War memorial in London

The Iraq and Afghanistan Memorial in London commemorates British citizens, including both military personnel and civilians, who participated in the Gulf War, the Afghanistan War and the Iraq War. In these three conflicts, which took place between 1990 and 2015, 682 British service personnel died. A work by the sculptor Paul Day, the memorial is situated in Victoria Embankment Gardens, between the River Thames and the headquarters of the Ministry of Defence, in the vicinity of monuments commemorating the Second World War and the Korean War.

==Description==

The memorial was designed by Paul Day. It consists of two large Portland stone monoliths, weighing 33 tonnes. On one side, one stone is inscribed "Afghanistan" and the other "Iraq", and on the other side one bears the word "duty" and the other "service". A side of each stone is left in a rough condition as a reference to the rocky terrain of Afghanistan and Iraq. The stones are separated by a narrow gap and support between them a thick bronze medallion or tondo sculpted with reliefs that echo the memorial's theme of "duty and service", depicting members of the armed forces on one side and civilian workers on the other.

Unlike similar monuments the memorial carries no names, "to be inclusive of all those who contributed", and commemorates all who served, civilian and military, not only casualties.

== Manufacture ==
The monument was manufactured by stoneCIRCLE , a stonemason based in Basingstoke. It consists of 10 Jordans Basebed Portland Stone blocks, the largest of which weighs 7000 kg each. The blocks were rough cut and then dry built round a stainless steel frame to allow the edges to be pitched by hand to match the artist's requirements. Once completed they were dismantled and taken to Victoria Embankment Gardens to be reassembled.

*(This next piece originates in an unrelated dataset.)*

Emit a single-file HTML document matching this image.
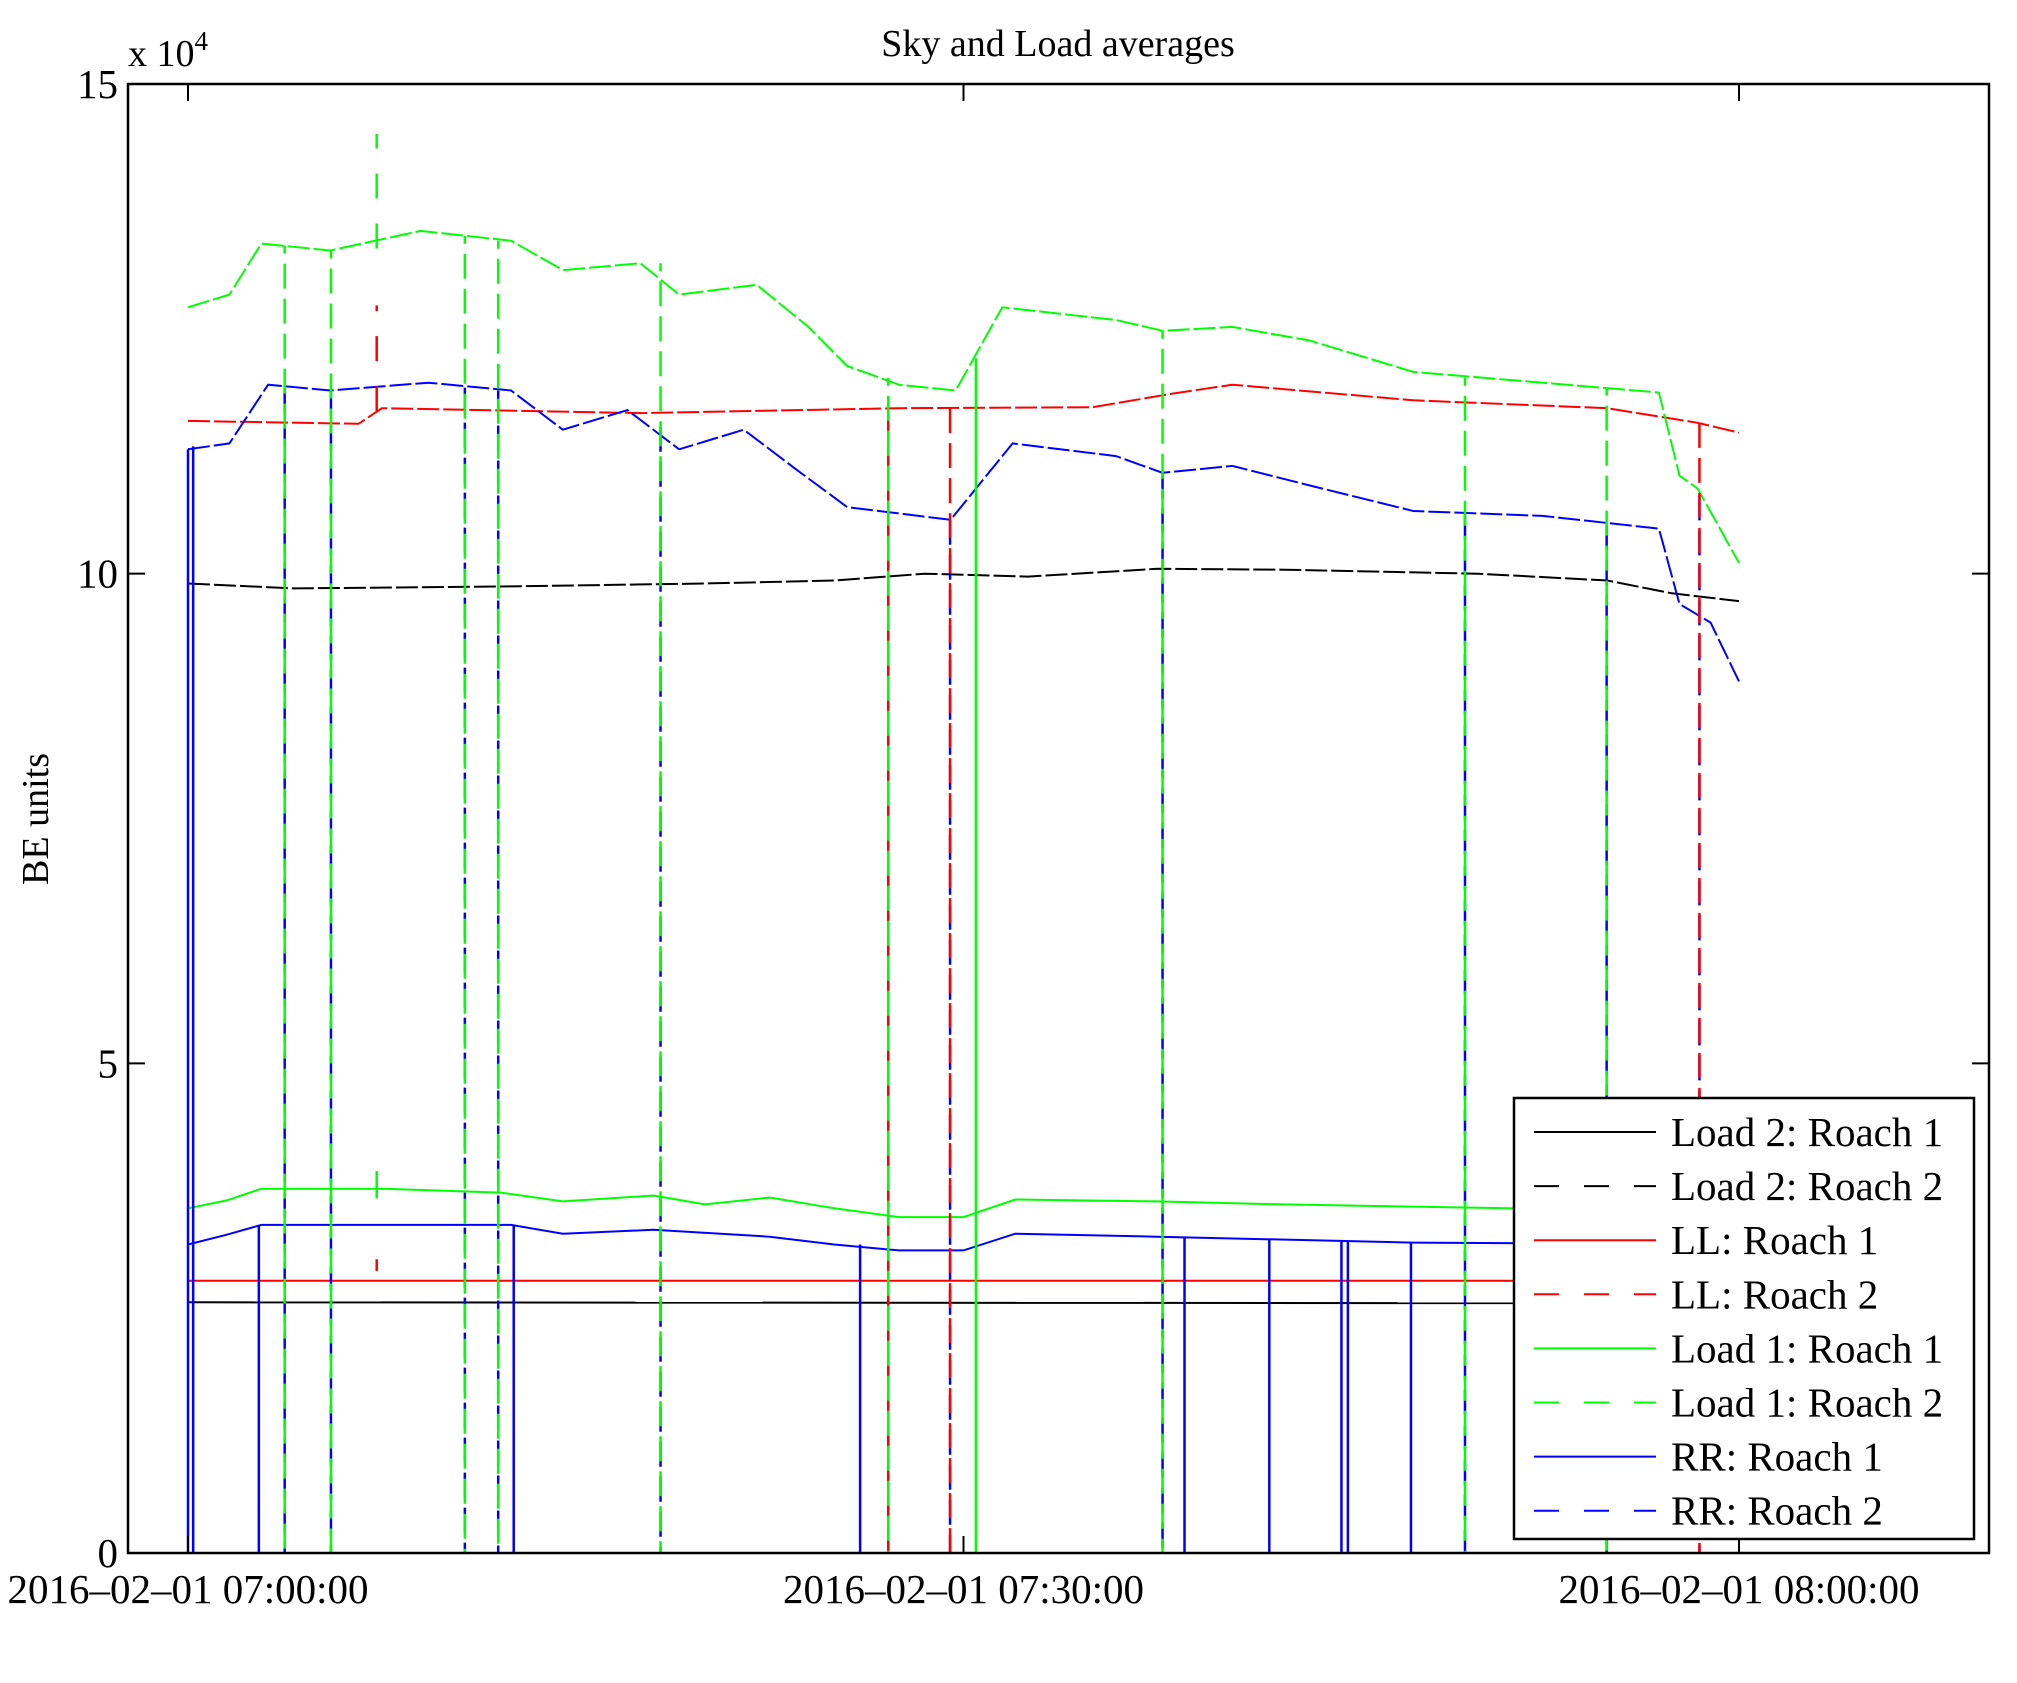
<!DOCTYPE html>
<html><head><meta charset="utf-8"><style>
html,body{margin:0;padding:0;background:#fff;}
svg{display:block;font-family:"Liberation Serif",serif;}
</style></head><body>
<svg id="chart" width="2017" height="1683" viewBox="0 0 2017 1683" xmlns="http://www.w3.org/2000/svg">
<rect x="0" y="0" width="2017" height="1683" fill="#fff"/>
<text x="1058" y="56" font-size="38" text-anchor="middle">Sky and Load averages</text>
<text transform="translate(48,819) rotate(-90)" font-size="38" text-anchor="middle">BE units</text>
<text x="128" y="66" font-size="38">x 10<tspan dy="-16" font-size="27">4</tspan></text>
<g id="series"></g>
<g id="axes"></g>
<g id="legend"></g>
</svg>
<script>
// ---- data (values in units of 1e4, time in minutes after 07:00) ----
const yTicks = [0, 5, 10, 15];
const yTickLabels = ["0", "5", "10", "15"];
const xTicks = [0, 30, 60];
const xTickLabels = ["2016\u201302\u201301 07:00:00", "2016\u201302\u201301 07:30:00", "2016\u201302\u201301 08:00:00"];
const seriesNames = ["Load 2: Roach 1","Load 2: Roach 2","LL: Roach 1","LL: Roach 2","Load 1: Roach 1","Load 1: Roach 2","RR: Roach 1","RR: Roach 2"];
const seriesColors = ["#000","#000","#f00","#f00","#0f0","#0f0","#00f","#00f"];
const seriesDashed = [false,true,false,true,false,true,false,true];

const tLoad2R1 = [0, 60];
const vLoad2R1 = [2.56, 2.55];
const tLoad2R2 = [0, 4.1, 12.5, 20, 25, 28.5, 32.5, 37.5, 42.4, 49.9, 54.9, 57.4, 60];
const vLoad2R2 = [9.9, 9.85, 9.87, 9.9, 9.93, 10.0, 9.97, 10.05, 10.04, 10.0, 9.93, 9.8, 9.72];
const tLLR1 = [0, 60];
const vLLR1 = [2.78, 2.78];
const tLLR2 = [0, 6.6, 7.5, 17.5, 27.5, 35, 37.9, 40.4, 47.4, 54.9, 58.4, 60];
const vLLR2 = [11.56, 11.53, 11.69, 11.64, 11.69, 11.7, 11.83, 11.93, 11.77, 11.69, 11.54, 11.44];
const tLoad1R1 = [0, 1.5, 2.84, 7.6, 12.1, 14.5, 18.0, 20.0, 22.5, 25.0, 27.5, 30.0, 32.0, 37.5, 42.4, 51.1, 60];
const vLoad1R1 = [3.52, 3.6, 3.72, 3.72, 3.68, 3.59, 3.65, 3.56, 3.63, 3.52, 3.43, 3.43, 3.61, 3.59, 3.56, 3.52, 3.5];
const tLoad1R2 = [0, 1.6, 2.84, 5.5, 9.0, 12.5, 14.5, 17.5, 19.0, 22.0, 24.0, 25.5, 27.5, 29.7, 31.5, 35.9, 37.7, 40.4, 43.4, 47.4, 52.4, 56.9, 57.7, 58.4, 60];
const vLoad1R2 = [12.72, 12.85, 13.37, 13.3, 13.5, 13.4, 13.1, 13.17, 12.85, 12.95, 12.52, 12.12, 11.93, 11.87, 12.72, 12.59, 12.48, 12.52, 12.38, 12.06, 11.95, 11.85, 11.0, 10.87, 10.11];
const tRRR1 = [0, 1.5, 2.84, 12.5, 14.5, 18.0, 22.5, 25.0, 27.5, 30.0, 32.0, 37.5, 47.4, 60];
const vRRR1 = [3.15, 3.25, 3.35, 3.35, 3.26, 3.30, 3.23, 3.15, 3.09, 3.09, 3.26, 3.23, 3.17, 3.15];
const tRRR2 = [0, 1.6, 3.1, 5.5, 9.3, 12.5, 14.5, 17.0, 19.0, 21.5, 23.5, 25.5, 29.5, 31.9, 35.9, 37.7, 40.4, 43.4, 47.4, 52.4, 56.9, 57.7, 58.9, 60];
const vRRR2 = [11.27, 11.33, 11.93, 11.87, 11.95, 11.87, 11.47, 11.67, 11.27, 11.47, 11.07, 10.68, 10.55, 11.33, 11.20, 11.03, 11.1, 10.9, 10.64, 10.59, 10.46, 9.69, 9.5, 8.9];

const dropTimes = [0,0.2,2.74,3.74,3.74,5.53,5.53,10.71,10.71,12.0,12.0,12.6,18.28,18.28,26.0,27.09,27.09,27.09,29.48,29.48,30.48,37.7,37.7,38.55,41.83,44.62,44.87,47.31,49.4,49.4,54.88,54.88,58.47,58.47];
const dropSeries = [6,6,6,7,5,7,5,7,5,7,5,6,7,5,6,7,3,5,7,3,4,7,5,6,6,6,6,6,7,5,7,5,7,3];
const dropTopValues = [11.27,11.3,3.35,11.9,13.35,11.87,13.3,11.9,13.45,11.87,13.4,3.35,11.5,13.17,3.15,10.6,11.69,12.0,10.55,11.69,12.2,11.03,12.48,3.23,3.2,3.18,3.18,3.17,10.6,12.0,10.5,11.9,10.8,11.54];
const spikeTimes = [7.3, 7.3, 7.3, 7.3];
const spikeSeries = [5, 3, 4, 2];
const spikeValues = [14.49, 12.74, 3.9, 3.0];

// ---- scales ----
const X0 = 128, X1 = 1989, Y0 = 1553, Y1 = 84;
function xs(t){ return 188 + t * (1739 - 188) / 60; }
function ys(v){ return Y0 - v * (Y0 - Y1) / 15; }
const NS = "http://www.w3.org/2000/svg";
const allT = [tLoad2R1,tLoad2R2,tLLR1,tLLR2,tLoad1R1,tLoad1R2,tRRR1,tRRR2];
const allV = [vLoad2R1,vLoad2R2,vLLR1,vLLR2,vLoad1R1,vLoad1R2,vRRR1,vRRR2];
const gS = document.getElementById('series');
const gA = document.getElementById('axes');
const gL = document.getElementById('legend');
const slug = s => s.toLowerCase().replace(/[^a-z0-9]+/g,'-').replace(/-$/,'');

// series lines
for (let i = 0; i < 8; i++) {
  const p = document.createElementNS(NS, 'polyline');
  p.setAttribute('points', allT[i].map((t,k)=>xs(t).toFixed(1)+','+ys(allV[i][k]).toFixed(1)).join(' '));
  p.setAttribute('fill','none');
  p.setAttribute('stroke', seriesColors[i]);
  p.setAttribute('stroke-width','2');
  if (seriesDashed[i]) p.setAttribute('stroke-dasharray','22,4');
  
  
  gS.appendChild(p);
}
// dropouts
for (let k = 0; k < dropTimes.length; k++) {
  const i = dropSeries[k];
  const l = document.createElementNS(NS, 'line');
  const x = xs(dropTimes[k]);
  l.setAttribute('x1', x); l.setAttribute('x2', x);
  l.setAttribute('y1', ys(dropTopValues[k])); l.setAttribute('y2', ys(0));
  l.setAttribute('stroke', seriesColors[i]);
  l.setAttribute('stroke-width', '2.5');
  if (seriesDashed[i]) {
    l.setAttribute('stroke-dasharray', '25,10');
    if (i === 5) l.setAttribute('stroke-dashoffset', '17');
  }
  
  
  gS.appendChild(l);
}
// spikes
for (let k = 0; k < spikeTimes.length; k++) {
  const i = spikeSeries[k];
  const l = document.createElementNS(NS, 'line');
  const x = xs(spikeTimes[k]);
  l.setAttribute('x1', x); l.setAttribute('x2', x);
  l.setAttribute('y1', ys(allV[i][0] + (i === 5 ? 0.6 : 0.1))); l.setAttribute('y2', ys(spikeValues[k]));
  l.setAttribute('stroke', seriesColors[i]);
  l.setAttribute('stroke-width', '2.5');
  if (seriesDashed[i]) l.setAttribute('stroke-dasharray', '25,25');
  
  
  gS.appendChild(l);
}

// axes box
const box = document.createElementNS(NS, 'rect');
box.setAttribute('x', X0); box.setAttribute('y', Y1);
box.setAttribute('width', X1 - X0); box.setAttribute('height', Y0 - Y1);
box.setAttribute('fill', 'none'); box.setAttribute('stroke', '#000'); box.setAttribute('stroke-width', '2.5');


gA.appendChild(box);
function tick(x1,y1,x2,y2,name){
  const l = document.createElementNS(NS,'line');
  l.setAttribute('x1',x1);l.setAttribute('y1',y1);l.setAttribute('x2',x2);l.setAttribute('y2',y2);
  l.setAttribute('stroke','#000');l.setAttribute('stroke-width','2');
  
  
  gA.appendChild(l);
}
yTicks.forEach((v,k)=>{
  const y = ys(v);
  tick(X0,y,X0+17,y,'y-tick');
  tick(X1,y,X1-17,y,'y-tick-right');
  const t = document.createElementNS(NS,'text');
  t.setAttribute('x', X0-10); t.setAttribute('y', y+14);
  t.setAttribute('font-size','41'); t.setAttribute('text-anchor','end');
  t.textContent = yTickLabels[k];
  
  
  gA.appendChild(t);
});
xTicks.forEach((v,k)=>{
  const x = xs(v);
  tick(x,Y0,x,Y0-17,'x-tick');
  tick(x,Y1,x,Y1+17,'x-tick-top');
  const t = document.createElementNS(NS,'text');
  t.setAttribute('x', x); t.setAttribute('y', 1603);
  t.setAttribute('font-size','41'); t.setAttribute('text-anchor','middle');
  t.textContent = xTickLabels[k];
  
  
  gA.appendChild(t);
});

// legend
const lb = document.createElementNS(NS,'rect');
lb.setAttribute('x',1514);lb.setAttribute('y',1098);lb.setAttribute('width',460);lb.setAttribute('height',441);
lb.setAttribute('fill','#fff');lb.setAttribute('stroke','#000');lb.setAttribute('stroke-width','2.5');


gL.appendChild(lb);
for (let i = 0; i < 8; i++) {
  const y = 1132 + i * 54.1;
  const l = document.createElementNS(NS,'line');
  l.setAttribute('x1',1534);l.setAttribute('x2',1656);l.setAttribute('y1',y);l.setAttribute('y2',y);
  l.setAttribute('stroke',seriesColors[i]);l.setAttribute('stroke-width','2');
  if (seriesDashed[i]) l.setAttribute('stroke-dasharray','25,25');
  
  
  gL.appendChild(l);
  const t = document.createElementNS(NS,'text');
  t.setAttribute('x',1671);t.setAttribute('y',y+14);t.setAttribute('font-size','41');
  t.textContent = seriesNames[i];
  
  
  gL.appendChild(t);
}
</script>
</body></html>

==Background and fundraising==
On Remembrance Sunday 2014, it was announced that Lord Stirrup, the former Chief of the Defence Staff, would lead the efforts to raise one million pounds to enable a national memorial to the British service personnel who fought in Iraq and Afghanistan to be erected in central London. By March 2015 Stirrup was confident that the full amount needed could be raised and by July 2016 work had begun on the memorial in the Victoria Embankment Gardens.

== Unveiling ==
The memorial was unveiled on 9 March 2017 by Queen Elizabeth II in the presence of the Duke of Edinburgh, the Prince of Wales and Duchess of Cornwall, the Duke and Duchess of Cambridge, Prince Harry, the Prime Minister Theresa May and her predecessors John Major, Tony Blair and David Cameron, as well as the Defence Secretary, Michael Fallon. The unveiling ceremony was preceded by a drumhead service at Horse Guards Parade led by the Chaplain of the Fleet, the Venerable Ian Wheatley. The ceremony was criticised by some relatives of those who died, because they were not invited, and for the presence of Blair, who led Britain into the Iraq War.